Create a Memo via API
curl -X POST https://memos.yourdomain.com/api/v1/memos \
-H "Authorization: Bearer YOUR_API_TOKEN" \
-H "Content-Type: application/json" \
-d '{
"content": "Deployed new server config at 3:42 PM #devops #infrastructure"
}'
List Recent Memos
curl https://memos.yourdomain.com/api/v1/memos \
-H "Authorization: Bearer YOUR_API_TOKEN"

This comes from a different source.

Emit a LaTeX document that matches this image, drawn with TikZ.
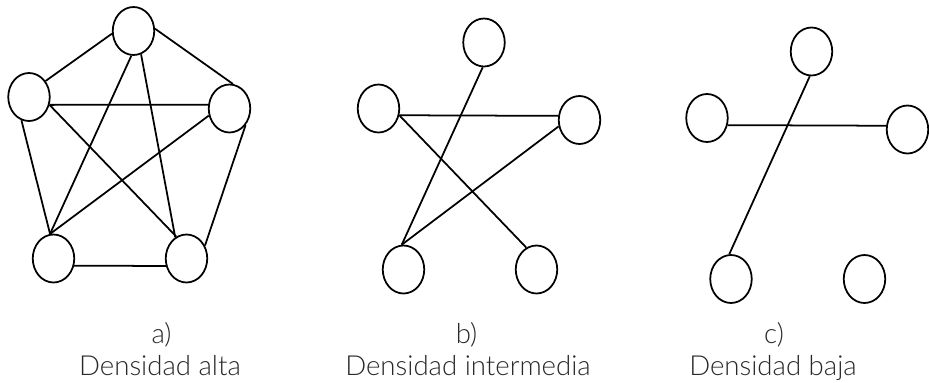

Practical Automation Ideas
- Server alerts: Pipe monitoring alerts into Memos as a log
- Daily journal: Cron job that creates a daily template memo
- Bookmark saver: Browser extension or script that saves URLs with notes
- Git commit log: Post-commit hook that logs deploys to Memos
- CLI quick capture: Shell alias to jot down thoughts from terminal
Here’s a quick shell alias for capturing thoughts:
# Add to ~/.bashrc or ~/.zshrc
memo() {
curl -s -X POST https://memos.yourdomain.com/api/v1/memos \
-H "Authorization: Bearer YOUR_API_TOKEN" \
-H "Content-Type: application/json" \
-d "{\"content\": \"$*\"}" > /dev/null && echo "✓ Saved"
}
# Usage: memo Just had a great idea for the API redesign #ideas
Step 7: Backup Your Data
Memos stores everything in SQLite, so backups are simple:
# Stop the container first for a clean backup
docker compose stop
cp -r ./data ./data-backup-$(date +%Y%m%d)
docker compose start
Or for a live backup without downtime:
sqlite3 ./data/memos_prod.db ".backup './data-backup-$(date +%Y%m%d).db'"
Troubleshooting
Port 5230 Already in Use
Change the port mapping in your Docker Compose file:
ports:
- "5231:5230"
Can’t Upload Large Files
Memos has a default upload limit. If you’re behind a reverse proxy, make sure your proxy allows large uploads too. For Nginx:
client_max_body_size 50M;
Database Locked Errors
This usually happens when multiple processes access SQLite simultaneously. Make sure only one Memos container is running:
docker ps | grep memos
Lost Admin Access
If you can’t log in, you can reset via the container:
docker exec -it memos /bin/sh
Then check the SQLite database directly to reset your password.
Resource Usage
Memos is remarkably efficient:
- RAM: ~30-50MB idle
- CPU: Negligible
- Disk: SQLite database grows slowly — thousands of notes barely touch 10MB
- Startup: Under 3 seconds
This makes it perfect for low-power devices like a Raspberry Pi or a cheap VPS.
Wrapping Up
Memos hits a sweet spot that most note-taking apps miss: it’s fast enough for quick thoughts, structured enough for organization with tags and search, and extensible enough for automation through its API. The single-container, SQLite-backed architecture means there’s almost nothing to maintain.
If you’ve been looking for a private, lightweight place to dump thoughts, bookmarks, code snippets, and daily logs — Memos is hard to beat. Deploy it in 2 minutes, start writing, and let the API handle the rest.